• Set exercise:
Would you transcribe the listing that follows, character for character, and omit its images?

◇ ◇ ◇

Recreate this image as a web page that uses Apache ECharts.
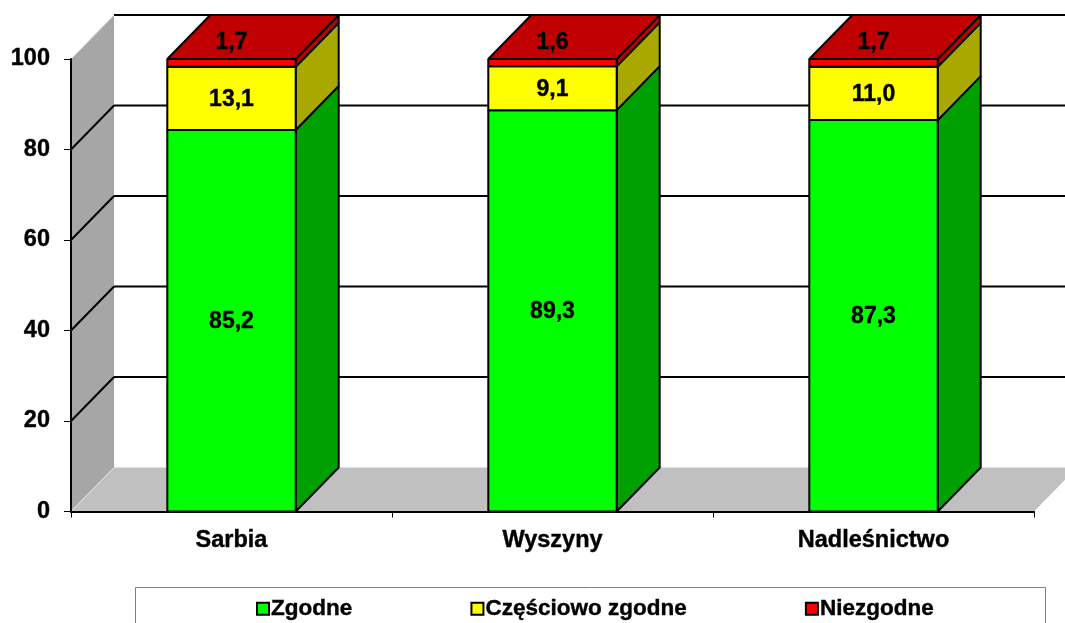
<!DOCTYPE html>
<html><head><meta charset="utf-8">
<style>html,body{margin:0;padding:0;background:#fff;overflow:hidden}#c{width:1065px;height:623px}</style>
<script src="https://cdn.jsdelivr.net/npm/echarts@6/dist/echarts.min.js"></script>
</head><body><div id="c"></div>
<script>
const categories = ['Sarbia', 'Wyszyny', 'Nadleśnictwo'];
const seriesNames = ['Zgodne', 'Częściowo zgodne', 'Niezgodne'];
// segment heights
const zgodneHeights = [84.3, 88.7, 86.5];
const czesciowoHeights = [14.0, 9.7, 11.8];
const niezgodneHeights = [1.7, 1.6, 1.7];
// values as printed on the bars
const zgodneLabels = ['85,2', '89,3', '87,3'];
const czesciowoLabels = ['13,1', '9,1', '11,0'];
const niezgodneLabels = ['1,7', '1,6', '1,7'];
const yTicks = [0, 20, 40, 60, 80, 100];

const DEPTH_X = 43, DEPTH_Y = 44, FONT = '"Liberation Sans", Arial, sans-serif', LW = 2;
const chart = echarts.init(document.getElementById('c'), null, {renderer: 'canvas'});

function poly(points, fill, stroke) {
  return {type: 'polygon', shape: {points},
    style: {fill, stroke: stroke || null, lineWidth: stroke ? LW : 0, lineJoin: 'bevel'}};
}
function segmentSeries(name, heights, labels, below, front, side, isTop) {
  const data = heights.map((h, i) => {
    const base = below.reduce((s, arr) => s + arr[i], 0);
    return [i, base, base + h, labels[i]];
  });
  return {
    type: 'custom', name, data, z: 5, clip: false, silent: true,
    itemStyle: {color: front, borderColor: '#000', borderWidth: 2},
    encode: {x: 0, y: [1, 2]},
    renderItem(params, api) {
      const c = api.value(0);
      const p0 = api.coord([c, api.value(1)]), p1 = api.coord([c, api.value(2)]);
      const w = api.size([1, 0])[0] * 0.4;
      const xl = p0[0] - w / 2, xr = p0[0] + w / 2, yb = p0[1], yt = p1[1];
      const children = [
        poly([[xr, yb], [xr + DEPTH_X, yb - DEPTH_Y], [xr + DEPTH_X, yt - DEPTH_Y], [xr, yt]], side, '#000'),
        poly([[xl, yb], [xr, yb], [xr, yt], [xl, yt]], front, '#000')
      ];
      if (isTop) children.push(poly([[xl, yt], [xl + DEPTH_X, yt - DEPTH_Y], [xr + DEPTH_X, yt - DEPTH_Y], [xr, yt]], side, '#000'));
      children.push({type: 'text', z2: 10, style: {
        text: labels[c], x: p0[0], y: isTop ? yt - 16 : (yb + yt) / 2 + 1,
        align: 'center', verticalAlign: 'middle', fill: '#000', stroke: '#000', lineWidth: 0.4,
        font: 'bold 23px ' + FONT}});
      return {type: 'group', children};
    }
  };
}

chart.setOption({
  animation: false,
  backgroundColor: '#fff',
  grid: {left: 71, right: 31, top: 59, bottom: 111.5},
  xAxis: {type: 'category', data: categories,
    axisLine: {lineStyle: {color: '#000', width: 2}},
    axisTick: {show: true, length: 6, lineStyle: {color: '#000', width: 1}},
    axisLabel: {color: '#000', fontFamily: FONT, fontWeight: 'bold', fontSize: 23.5, margin: 17,
      textBorderColor: '#000', textBorderWidth: 0.4},
    z: 6},
  yAxis: {type: 'value', min: 0, max: 100, interval: 20, splitLine: {show: false},
    axisLine: {show: true, lineStyle: {color: '#000', width: 2}},
    axisTick: {show: true, length: 7, lineStyle: {color: '#000', width: 1}},
    axisLabel: {color: '#000', fontFamily: FONT, fontWeight: 'bold', fontSize: 23.5, margin: 21,
      padding: [5, 0, 0, 0], textBorderColor: '#000', textBorderWidth: 0.4,
      formatter: v => yTicks.includes(v) ? String(v) : ''},
    z: 6},
  legend: {
    left: 251, top: 592, itemWidth: 12, itemHeight: 12, itemGap: 118, selectedMode: false,
    icon: 'rect', data: seriesNames,
    itemStyle: {borderColor: '#000', borderWidth: 2},
    textStyle: {color: '#000', fontFamily: FONT, fontWeight: 'bold', fontSize: 22.5, padding: [0, 0, 0, -3],
      textBorderColor: '#000', textBorderWidth: 0.4}
  },
  graphic: [{type: 'rect', left: 135, top: 587, z: 1, shape: {width: 910, height: 60},
    style: {fill: '#fff', stroke: '#7f7f7f', lineWidth: 1}}],
  series: [
    {
      type: 'custom', name: 'walls', data: [[0]], z: 1, clip: false, silent: true,
      encode: {x: 0, y: 0},
      renderItem(params, api) {
        const cs = params.coordSys;
        const x0 = cs.x, x1 = cs.x + cs.width, y0 = cs.y + cs.height, yT = cs.y;
        return {type: 'group', children: [
          poly([[x0, y0], [x0 + DEPTH_X, y0 - DEPTH_Y], [x1 + DEPTH_X, y0 - DEPTH_Y], [x1, y0]], '#c0c0c0'),
          poly([[x0, yT], [x0 + DEPTH_X, yT - DEPTH_Y], [x0 + DEPTH_X, y0 - DEPTH_Y], [x0, y0]], '#a6a6a6')
        ]};
      }
    },
    {
      type: 'custom', name: 'grid', data: yTicks.map(t => [0, t]), z: 2, clip: false, silent: true,
      encode: {x: 0, y: 1},
      renderItem(params, api) {
        const t = api.value(1), cs = params.coordSys, y = api.coord([0, t])[1], x0 = cs.x;
        const line = (a, b, color, w) => ({type: 'line',
          shape: {x1: a[0], y1: a[1], x2: b[0], y2: b[1]}, style: {stroke: color, lineWidth: w}});
        const a = [x0, y], b = [x0 + DEPTH_X, y - DEPTH_Y], e = [x0 + cs.width + DEPTH_X, y - DEPTH_Y];
        const ch = [];
        const edge = t === 0 || t === 100;
        ch.push(line(a, b, edge ? '#e4e4e4' : '#000', edge ? 1 : 2));
        if (t !== 0) ch.push(line(b, e, '#000', 2));
        return {type: 'group', children: ch};
      }
    },
    segmentSeries(seriesNames[0], zgodneHeights, zgodneLabels, [], '#00ff00', '#00a000', false),
    segmentSeries(seriesNames[1], czesciowoHeights, czesciowoLabels, [zgodneHeights], '#ffff00', '#a8a800', false),
    segmentSeries(seriesNames[2], niezgodneHeights, niezgodneLabels, [zgodneHeights, czesciowoHeights], '#ff0000', '#c00000', true)
  ]
});
</script></body></html>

◇ ◇ ◇

• Reply:
Recreate this image as a web page that uses Apache ECharts.
<!DOCTYPE html>
<html><head><meta charset="utf-8">
<style>html,body{margin:0;padding:0;background:#fff;overflow:hidden}#c{width:1065px;height:623px}</style>
<script src="https://cdn.jsdelivr.net/npm/echarts@6/dist/echarts.min.js"></script>
</head><body><div id="c"></div>
<script>
const categories = ['Sarbia', 'Wyszyny', 'Nadleśnictwo'];
const seriesNames = ['Zgodne', 'Częściowo zgodne', 'Niezgodne'];
// segment heights
const zgodneHeights = [84.3, 88.7, 86.5];
const czesciowoHeights = [14.0, 9.7, 11.8];
const niezgodneHeights = [1.7, 1.6, 1.7];
// values as printed on the bars
const zgodneLabels = ['85,2', '89,3', '87,3'];
const czesciowoLabels = ['13,1', '9,1', '11,0'];
const niezgodneLabels = ['1,7', '1,6', '1,7'];
const yTicks = [0, 20, 40, 60, 80, 100];

const DEPTH_X = 43, DEPTH_Y = 44, FONT = '"Liberation Sans", Arial, sans-serif', LW = 2;
const chart = echarts.init(document.getElementById('c'), null, {renderer: 'canvas'});

function poly(points, fill, stroke) {
  return {type: 'polygon', shape: {points},
    style: {fill, stroke: stroke || null, lineWidth: stroke ? LW : 0, lineJoin: 'bevel'}};
}
function segmentSeries(name, heights, labels, below, front, side, isTop) {
  const data = heights.map((h, i) => {
    const base = below.reduce((s, arr) => s + arr[i], 0);
    return [i, base, base + h, labels[i]];
  });
  return {
    type: 'custom', name, data, z: 5, clip: false, silent: true,
    itemStyle: {color: front, borderColor: '#000', borderWidth: 2},
    encode: {x: 0, y: [1, 2]},
    renderItem(params, api) {
      const c = api.value(0);
      const p0 = api.coord([c, api.value(1)]), p1 = api.coord([c, api.value(2)]);
      const w = api.size([1, 0])[0] * 0.4;
      const xl = p0[0] - w / 2, xr = p0[0] + w / 2, yb = p0[1], yt = p1[1];
      const children = [
        poly([[xr, yb], [xr + DEPTH_X, yb - DEPTH_Y], [xr + DEPTH_X, yt - DEPTH_Y], [xr, yt]], side, '#000'),
        poly([[xl, yb], [xr, yb], [xr, yt], [xl, yt]], front, '#000')
      ];
      if (isTop) children.push(poly([[xl, yt], [xl + DEPTH_X, yt - DEPTH_Y], [xr + DEPTH_X, yt - DEPTH_Y], [xr, yt]], side, '#000'));
      children.push({type: 'text', z2: 10, style: {
        text: labels[c], x: p0[0], y: isTop ? yt - 16 : (yb + yt) / 2 + 1,
        align: 'center', verticalAlign: 'middle', fill: '#000', stroke: '#000', lineWidth: 0.4,
        font: 'bold 23px ' + FONT}});
      return {type: 'group', children};
    }
  };
}

chart.setOption({
  animation: false,
  backgroundColor: '#fff',
  grid: {left: 71, right: 31, top: 59, bottom: 111.5},
  xAxis: {type: 'category', data: categories,
    axisLine: {lineStyle: {color: '#000', width: 2}},
    axisTick: {show: true, length: 6, lineStyle: {color: '#000', width: 1}},
    axisLabel: {color: '#000', fontFamily: FONT, fontWeight: 'bold', fontSize: 23.5, margin: 17,
      textBorderColor: '#000', textBorderWidth: 0.4},
    z: 6},
  yAxis: {type: 'value', min: 0, max: 100, interval: 20, splitLine: {show: false},
    axisLine: {show: true, lineStyle: {color: '#000', width: 2}},
    axisTick: {show: true, length: 7, lineStyle: {color: '#000', width: 1}},
    axisLabel: {color: '#000', fontFamily: FONT, fontWeight: 'bold', fontSize: 23.5, margin: 21,
      padding: [5, 0, 0, 0], textBorderColor: '#000', textBorderWidth: 0.4,
      formatter: v => yTicks.includes(v) ? String(v) : ''},
    z: 6},
  legend: {
    left: 251, top: 592, itemWidth: 12, itemHeight: 12, itemGap: 118, selectedMode: false,
    icon: 'rect', data: seriesNames,
    itemStyle: {borderColor: '#000', borderWidth: 2},
    textStyle: {color: '#000', fontFamily: FONT, fontWeight: 'bold', fontSize: 22.5, padding: [0, 0, 0, -3],
      textBorderColor: '#000', textBorderWidth: 0.4}
  },
  graphic: [{type: 'rect', left: 135, top: 587, z: 1, shape: {width: 910, height: 60},
    style: {fill: '#fff', stroke: '#7f7f7f', lineWidth: 1}}],
  series: [
    {
      type: 'custom', name: 'walls', data: [[0]], z: 1, clip: false, silent: true,
      encode: {x: 0, y: 0},
      renderItem(params, api) {
        const cs = params.coordSys;
        const x0 = cs.x, x1 = cs.x + cs.width, y0 = cs.y + cs.height, yT = cs.y;
        return {type: 'group', children: [
          poly([[x0, y0], [x0 + DEPTH_X, y0 - DEPTH_Y], [x1 + DEPTH_X, y0 - DEPTH_Y], [x1, y0]], '#c0c0c0'),
          poly([[x0, yT], [x0 + DEPTH_X, yT - DEPTH_Y], [x0 + DEPTH_X, y0 - DEPTH_Y], [x0, y0]], '#a6a6a6')
        ]};
      }
    },
    {
      type: 'custom', name: 'grid', data: yTicks.map(t => [0, t]), z: 2, clip: false, silent: true,
      encode: {x: 0, y: 1},
      renderItem(params, api) {
        const t = api.value(1), cs = params.coordSys, y = api.coord([0, t])[1], x0 = cs.x;
        const line = (a, b, color, w) => ({type: 'line',
          shape: {x1: a[0], y1: a[1], x2: b[0], y2: b[1]}, style: {stroke: color, lineWidth: w}});
        const a = [x0, y], b = [x0 + DEPTH_X, y - DEPTH_Y], e = [x0 + cs.width + DEPTH_X, y - DEPTH_Y];
        const ch = [];
        const edge = t === 0 || t === 100;
        ch.push(line(a, b, edge ? '#e4e4e4' : '#000', edge ? 1 : 2));
        if (t !== 0) ch.push(line(b, e, '#000', 2));
        return {type: 'group', children: ch};
      }
    },
    segmentSeries(seriesNames[0], zgodneHeights, zgodneLabels, [], '#00ff00', '#00a000', false),
    segmentSeries(seriesNames[1], czesciowoHeights, czesciowoLabels, [zgodneHeights], '#ffff00', '#a8a800', false),
    segmentSeries(seriesNames[2], niezgodneHeights, niezgodneLabels, [zgodneHeights, czesciowoHeights], '#ff0000', '#c00000', true)
  ]
});
</script></body></html>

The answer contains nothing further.